La muerte de Jesús en la cruz y su resurrección cambiaron el sistema. Él se convirtió en el Sumo Sacerdote, y el sacrificio fue su propia vida —una ofrenda lo suficientemente poderosa como para pagar la deuda de la humanidad entera. Por medio de Cristo, Dios hace santa a cualquier persona que pone su fe en Él como Salvador. Jesucristo no tiene que morir cada año. Y a diferencia de los sumos sacerdotes que podían entrar a la presencia de Dios solo una vez al año, Jesús se sentó a la diestra del Padre, para permanecer en su santa presencia para siempre. Allí, Él sigue haciendo su trabajo de Sumo Sacerdote, intercediendo a favor de los creyentes cuando Satanás los acusa.

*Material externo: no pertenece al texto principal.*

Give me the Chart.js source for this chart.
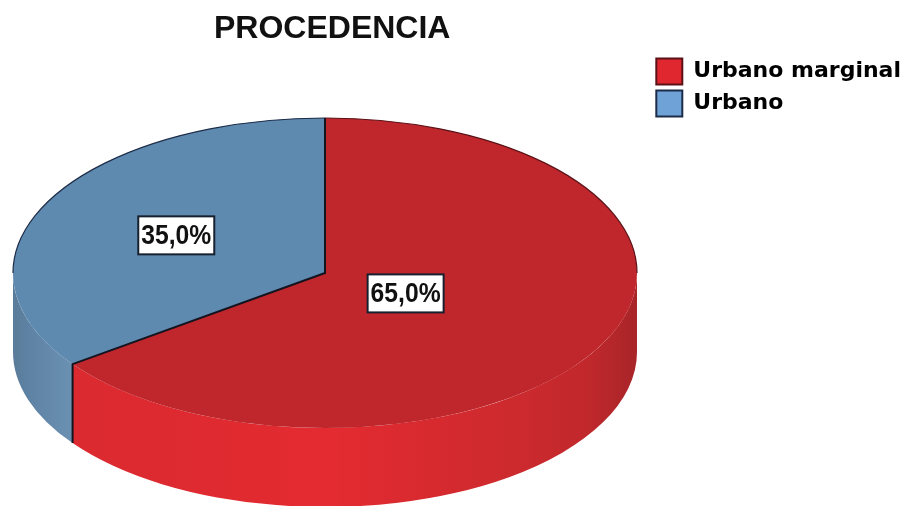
<!DOCTYPE html>
<html>
<head>
<meta charset="utf-8">
<style>
  html, body { margin: 0; padding: 0; background: #fff; }
  #cont { width: 905px; height: 506px; }
</style>
<script src="https://cdn.jsdelivr.net/npm/chart.js@4"></script>
</head>
<body>
<div id="cont"><canvas id="grafico"></canvas></div>
<script>
// datos
const categorias = ["Urbano marginal", "Urbano"];
const valores = [65.0, 35.0];
const etiquetas = ["65,0%", "35,0%"];
const coloresTapa = ["#c0272d", "#5f8ab0"];
const coloresLeyenda = ["#e0272f", "#6fa3d8"];
const bordesTapa = ["#5a1216", "#1c2c48"];

// geometria del pastel en 3D
const cx = 325, cy = 273, radio = 312, aplaste = 155 / 312, fondo = 79;
const distEtiqueta = [0.29, 0.535];

function recorte(a, b, min, max) {
    return [Math.max(a, min), Math.min(b, max)];
}

const pastel3d = {
    id: "pastel3d",
    beforeDatasetsDraw(chart) {
        const ctx = chart.ctx;
        const arcos = chart.getDatasetMeta(0).data;

        // pared lateral, solo la mitad de abajo
        const gradRojo = ctx.createLinearGradient(cx - radio, 0, cx + radio, 0);
        gradRojo.addColorStop(0, "#d92a30");
        gradRojo.addColorStop(0.3, "#de2a30");
        gradRojo.addColorStop(0.5, "#e42b31");
        gradRojo.addColorStop(0.68, "#d62a2f");
        gradRojo.addColorStop(0.8, "#cd2a2e");
        gradRojo.addColorStop(0.92, "#c1282c");
        gradRojo.addColorStop(1, "#a82528");
        const gradAzul = ctx.createLinearGradient(cx - radio, 0, 72, 0);
        gradAzul.addColorStop(0, "#5a7c9a");
        gradAzul.addColorStop(0.35, "#5f84a6");
        gradAzul.addColorStop(1, "#6a90b2");
        const rellenos = [gradRojo, gradAzul];

        arcos.forEach(function (arco, i) {
            const [a, b] = recorte(arco.startAngle, arco.endAngle, 0, Math.PI);
            if (b <= a) return;
            ctx.beginPath();
            ctx.ellipse(cx, cy, radio, radio * aplaste, 0, a, b);
            ctx.ellipse(cx, cy + fondo, radio, radio * aplaste, 0, b, a, true);
            ctx.closePath();
            ctx.fillStyle = rellenos[i];
            ctx.fill();
        });

        // la tapa se dibuja con el arco de Chart.js, achatada
        ctx.save();
        ctx.translate(cx, cy);
        ctx.scale(1, aplaste);
        ctx.translate(-arcos[0].x, -arcos[0].y);
    },
    afterDatasetsDraw(chart) {
        const ctx = chart.ctx;
        ctx.restore();
        const arcos = chart.getDatasetMeta(0).data;

        // borde de arriba
        arcos.forEach(function (arco, i) {
            [[-Math.PI, 0], [Math.PI, 2 * Math.PI]].forEach(function (r) {
                const [a, b] = recorte(arco.startAngle, arco.endAngle, r[0], r[1]);
                if (b <= a) return;
                ctx.beginPath();
                ctx.ellipse(cx, cy, radio, radio * aplaste, 0, a, b);
                ctx.strokeStyle = bordesTapa[i];
                ctx.lineWidth = 1.2;
                ctx.stroke();
            });
        });

        // lineas entre sectores
        const corte = arcos[0].endAngle;
        const xc = cx + radio * Math.cos(corte);
        const yc = cy + radio * aplaste * Math.sin(corte);
        ctx.beginPath();
        ctx.moveTo(cx, cy - radio * aplaste);
        ctx.lineTo(cx, cy);
        ctx.lineTo(xc, yc);
        ctx.lineTo(xc, yc + fondo);
        ctx.strokeStyle = "#14141f";
        ctx.lineWidth = 2;
        ctx.lineJoin = "miter";
        ctx.stroke();

        // etiquetas con caja
        ctx.font = "bold 28px 'Liberation Sans'";
        ctx.textAlign = "center";
        ctx.textBaseline = "middle";
        arcos.forEach(function (arco, i) {
            const medio = (arco.startAngle + arco.endAngle) / 2;
            const x = cx + distEtiqueta[i] * radio * Math.cos(medio);
            const y = cy + distEtiqueta[i] * radio * aplaste * Math.sin(medio);
            ctx.fillStyle = "#fff";
            ctx.fillRect(x - 38, y - 19, 76, 38);
            ctx.strokeStyle = "#16202e";
            ctx.lineWidth = 2;
            ctx.strokeRect(x - 38, y - 19, 76, 38);
            ctx.fillStyle = "#111";
            ctx.fillText(etiquetas[i], x, y + 1, 70);
        });
    }
};

new Chart(document.getElementById("grafico"), {
    type: "pie",
    data: {
        labels: categorias,
        datasets: [{
            data: valores,
            backgroundColor: coloresTapa,
            borderWidth: 0,
            radius: radio,
            clip: false
        }]
    },
    options: {
        responsive: true,
        maintainAspectRatio: false,
        animation: false,
        layout: { padding: { left: 214, right: -6 } },
        plugins: {
            tooltip: { enabled: false },
            title: {
                display: true,
                text: "PROCEDENCIA",
                align: "start",
                color: "#111",
                font: { family: "'Liberation Sans'", size: 32, weight: "bold" },
                padding: { top: 10, bottom: 4 }
            },
            legend: {
                position: "right",
                align: "start",
                fullSize: false,
                labels: {
                    boxWidth: 26,
                    boxHeight: 26,
                    padding: 6,
                    color: "#111",
                    font: { family: "'DejaVu Sans'", size: 22, weight: "bold" },
                    generateLabels() {
                        return categorias.map(function (c, i) {
                            return {
                                text: c,
                                fillStyle: coloresLeyenda[i],
                                strokeStyle: bordesTapa[i],
                                lineWidth: 2,
                                index: i
                            };
                        });
                    }
                }
            }
        }
    },
    plugins: [pastel3d]
});
</script>
</body>
</html>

Dios reconoció que, por nuestra humanidad, seguiríamos siendo débiles —aun después de haber nacido de nuevo (Jn 3.3; 2 Co 12.9). Por tanto, su plan de rescate va más allá de perdonar nuestros pecados. También envía su Espíritu Santo a morar en cada creyente.
Jesucristo ofreció un sacrificio perfecto para cubrir todos nuestros pecados, y ahora sigue intercediendo por nosotros. Al mismo tiempo, el Espíritu Santo que mora en nosotros nos moldea para convertirnos en criaturas santas, al mismo tiempo que nos ayuda a resistir la tentación.